The executive director says GCU voted to create a new corporate entity and transfer all assets to the new company.
The reorganized university will pick its own trustees.
"The reasons why they did that and their motivation at this point in the game I can't speak to, because I'm not real certain," says Bass, adding that convention "auditors and bookkeepers" were not consulted, either.
So was the split friendly?
"There are a lot of emotions on either side," Bass answers.
He notes that GCU is following a national trend of denominational schools that are splitting from conventions for financial reasons.
GCU, for instance, which operates on a $24 million annual budget, got only $275,000 per year from the convention.
"I think everything related to the Baptist Foundation and plus this issue of the auditing concerns really heightened [the move to sever legal ties] at this time," says Bass.
Asked if he suspects GCU wanted to bolt from the convention because of the BFA scandal, Bass says: "I don't know. . . . I don't know what all went into their decision."
Bass says he's aware of the investors clamoring for both the state and national Southern Baptist conventions to pay them their money, but he says the clamor is misguided. The convention simply doesn't have the money to make the investors whole.

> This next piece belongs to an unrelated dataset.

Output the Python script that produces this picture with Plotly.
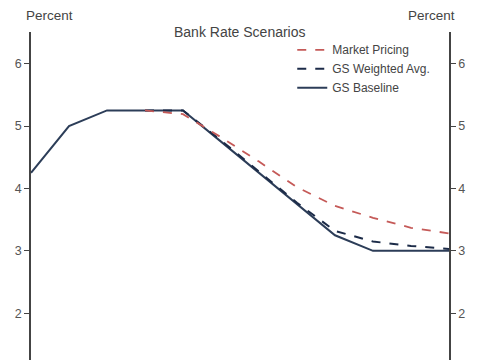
import plotly.graph_objects as go

quarters = list(range(12))
baseline = [4.25, 5.0, 5.25, 5.25, 5.25, 4.75, 4.25, 3.75, 3.25, 3.0, 3.0, 3.0]
weighted_q = quarters[3:]
weighted = [5.25, 5.25, 4.77, 4.27, 3.77, 3.32, 3.15, 3.08, 3.03]
market_q = quarters[3:]
market = [5.25, 5.19, 4.82, 4.43, 4.02, 3.72, 3.53, 3.37, 3.28]

fig = go.Figure()
fig.add_trace(go.Scatter(x=quarters, y=baseline, mode="lines", name="GS Baseline",
                         line=dict(color="#2c3d58", width=2)))
fig.add_trace(go.Scatter(x=weighted_q, y=weighted, mode="lines", name="GS Weighted Avg.",
                         line=dict(color="#1c2b48", width=2, dash="dash")))
fig.add_trace(go.Scatter(x=market_q, y=market, mode="lines", name="Market Pricing",
                         line=dict(color="#c55a58", width=1.8, dash="dash")))
fig.add_trace(go.Scatter(x=[0], y=[4.25], yaxis="y2", mode="lines", showlegend=False,
                         hoverinfo="skip", line=dict(color="rgba(0,0,0,0)")))

yr = [1.252, 6.506]
axis_common = dict(range=yr, tickvals=[1, 2, 3, 4, 5, 6], showgrid=False, zeroline=False,
                   showline=True, linecolor="#444", linewidth=1.5, ticks="outside",
                   ticklen=5, tickcolor="#444", tickwidth=1.2,
                   tickfont=dict(family="Liberation Sans, Arial", size=12.5, color="#555"))

fig.update_layout(
    width=485, height=360,
    margin=dict(l=31, r=36, t=32, b=0),
    paper_bgcolor="white", plot_bgcolor="white",
    xaxis=dict(range=[0, 11], visible=False),
    yaxis=dict(**axis_common, side="left"),
    yaxis2=dict(**axis_common, side="right", overlaying="y", anchor="x"),
    legend=dict(x=0.625, y=0.99, xanchor="left", yanchor="top", traceorder="reversed",
                bgcolor="rgba(255,255,255,0)",
                font=dict(family="Liberation Sans, Arial", size=12, color="#444")),
    showlegend=True,
    annotations=[
        dict(text="Bank Rate Scenarios", xref="paper", yref="paper", x=0.5, y=1.0,
             xanchor="center", yanchor="middle", showarrow=False,
             font=dict(family="Liberation Sans, Arial", size=14, color="#444")),
        dict(text="Percent", xref="paper", yref="paper", x=-0.017, y=1.0, yshift=17,
             xanchor="left", yanchor="middle", showarrow=False,
             font=dict(family="Liberation Sans, Arial", size=13.5, color="#444")),
        dict(text="Percent", xref="paper", yref="paper", x=1.02, y=1.0, yshift=17,
             xanchor="right", yanchor="middle", showarrow=False,
             font=dict(family="Liberation Sans, Arial", size=13.5, color="#444")),
    ],
)

fig.write_html("out.html")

"There is no glass jar in the backyard of the Arizona Southern Baptist Convention where I can go dig up these assets," says Bass. "That's the same truth with the national convention. . . . There are some people who maybe misunderstand . . . [and think] we're like Roman Catholics who have all these assets in our offices. . . . Well, that's not true."
Bass says he supports a group called "Restoring Our Integrity," composed of local pastors who are attempting to raise money in Arizona and elsewhere for BFA investors.
In addition, Bass has written articles for the national Baptist Press, explaining the Arizona BFA calamity, hoping to get Southern Baptists to send aid to oldsters who lost their life savings.
"I try to get the word out [nationally] to Southern Baptists that we are hurting in Arizona; we have a major crisis on our hands," says Bass.